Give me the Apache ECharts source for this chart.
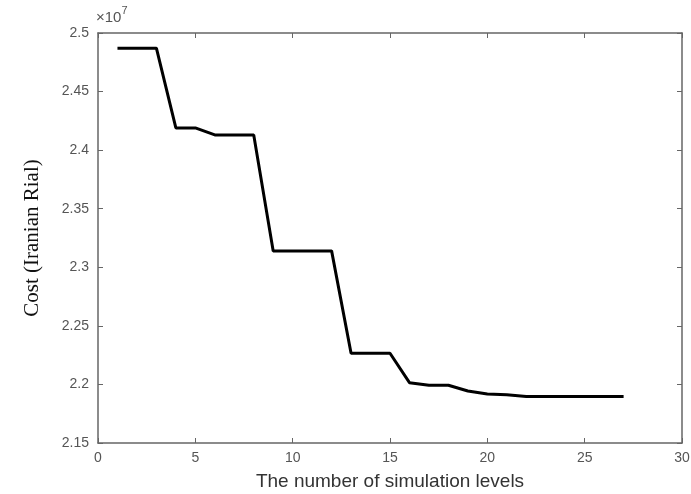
<!DOCTYPE html>
<html>
<head>
<meta charset="utf-8">
<script src="https://cdn.jsdelivr.net/npm/echarts@6/dist/echarts.min.js"></script>
<style>
  html, body { margin: 0; padding: 0; background: #fff; }
  #chart { width: 691px; height: 494px; }
</style>
</head>
<body>
<div id="chart"></div>
<script>
// simulation level on x, cost (x 10^7 Iranian Rial) on y
const levels = [1, 2, 3, 4, 5, 6, 7, 8, 9, 10, 11, 12, 13, 14, 15, 16, 17, 18, 19, 20, 21, 22, 23, 24, 25, 26, 27];
const cost = [2.487, 2.487, 2.487, 2.419, 2.419, 2.413, 2.413, 2.413, 2.314, 2.314, 2.314, 2.314,
  2.2266, 2.2266, 2.2266, 2.2015, 2.1993, 2.1993, 2.1944, 2.1918, 2.1912, 2.1897, 2.1897, 2.1897,
  2.1897, 2.1897, 2.1897];
const xTicks = [0, 5, 10, 15, 20, 25, 30];
const yTicks = [2.15, 2.2, 2.25, 2.3, 2.35, 2.4, 2.45, 2.5];

const axisGray = '#666666';
const labelGray = '#555555';

let chart = echarts.init(document.getElementById('chart'));
chart.setOption({
    backgroundColor: '#ffffff',
    animation: false,
    grid: {
        left: 98,
        right: 9,
        top: 33,
        bottom: 51,
        containLabel: false,
        outerBoundsMode: 'none'
    },
    graphic: [{
        type: 'text',
        left: 96,
        top: 5,
        style: {
            text: '{a|×10}{b|7}',
            rich: {
                a: { fontFamily: 'Liberation Sans', fontSize: 15, fill: labelGray, verticalAlign: 'bottom' },
                b: { fontFamily: 'Liberation Sans', fontSize: 11, fill: labelGray, verticalAlign: 'top', padding: [0, 0, 9, 0] }
            }
        }
    }],
    xAxis: [{
        type: 'value',
        min: xTicks[0],
        max: xTicks[xTicks.length - 1],
        interval: 5,
        name: 'The number of simulation levels',
        nameLocation: 'middle',
        nameGap: 29,
        nameTextStyle: { fontFamily: 'Liberation Sans', fontSize: 19, color: '#333333' },
        axisLine: { onZero: false, lineStyle: { color: axisGray, width: 1.5 } },
        axisTick: { inside: true, length: 5, lineStyle: { color: axisGray } },
        axisLabel: { margin: 8, fontFamily: 'Liberation Sans', fontSize: 14, color: labelGray },
        splitLine: { show: false }
    }, {
        type: 'value',
        position: 'top',
        min: xTicks[0],
        max: xTicks[xTicks.length - 1],
        interval: 5,
        axisLine: { onZero: false, lineStyle: { color: axisGray, width: 1.5 } },
        axisTick: { inside: true, length: 5, lineStyle: { color: axisGray } },
        axisLabel: { show: false },
        splitLine: { show: false }
    }],
    yAxis: [{
        type: 'value',
        min: yTicks[0],
        max: yTicks[yTicks.length - 1],
        interval: 0.05,
        name: 'Cost (Iranian Rial)',
        nameLocation: 'middle',
        nameGap: 55,
        nameTextStyle: { fontFamily: 'Liberation Serif', fontSize: 21, color: '#111111' },
        axisLine: { onZero: false, lineStyle: { color: axisGray, width: 1.5 } },
        axisTick: { inside: true, length: 5, lineStyle: { color: axisGray } },
        axisLabel: {
            margin: 9,
            fontFamily: 'Liberation Sans',
            fontSize: 14,
            color: labelGray,
            formatter: v => String(+v.toFixed(2))
        },
        splitLine: { show: false }
    }, {
        type: 'value',
        position: 'right',
        min: yTicks[0],
        max: yTicks[yTicks.length - 1],
        interval: 0.05,
        axisLine: { onZero: false, lineStyle: { color: axisGray, width: 1.5 } },
        axisTick: { inside: true, length: 5, lineStyle: { color: axisGray } },
        axisLabel: { show: false },
        splitLine: { show: false }
    }],
    series: [{
        type: 'line',
        data: levels.map((x, i) => [x, cost[i]]),
        showSymbol: false,
        symbol: 'none',
        lineStyle: { color: '#000000', width: 3 },
        xAxisIndex: 0,
        yAxisIndex: 0
    }]
});
</script>
</body>
</html>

# # # # # # #

Exercise task — Repeat only what lies between the start of the data and the end of the line containing "const labelGray = '#555555';", exactly, with pictures left out.

The reply —
Give me the Apache ECharts source for this chart.
<!DOCTYPE html>
<html>
<head>
<meta charset="utf-8">
<script src="https://cdn.jsdelivr.net/npm/echarts@6/dist/echarts.min.js"></script>
<style>
  html, body { margin: 0; padding: 0; background: #fff; }
  #chart { width: 691px; height: 494px; }
</style>
</head>
<body>
<div id="chart"></div>
<script>
// simulation level on x, cost (x 10^7 Iranian Rial) on y
const levels = [1, 2, 3, 4, 5, 6, 7, 8, 9, 10, 11, 12, 13, 14, 15, 16, 17, 18, 19, 20, 21, 22, 23, 24, 25, 26, 27];
const cost = [2.487, 2.487, 2.487, 2.419, 2.419, 2.413, 2.413, 2.413, 2.314, 2.314, 2.314, 2.314,
  2.2266, 2.2266, 2.2266, 2.2015, 2.1993, 2.1993, 2.1944, 2.1918, 2.1912, 2.1897, 2.1897, 2.1897,
  2.1897, 2.1897, 2.1897];
const xTicks = [0, 5, 10, 15, 20, 25, 30];
const yTicks = [2.15, 2.2, 2.25, 2.3, 2.35, 2.4, 2.45, 2.5];

const axisGray = '#666666';
const labelGray = '#555555';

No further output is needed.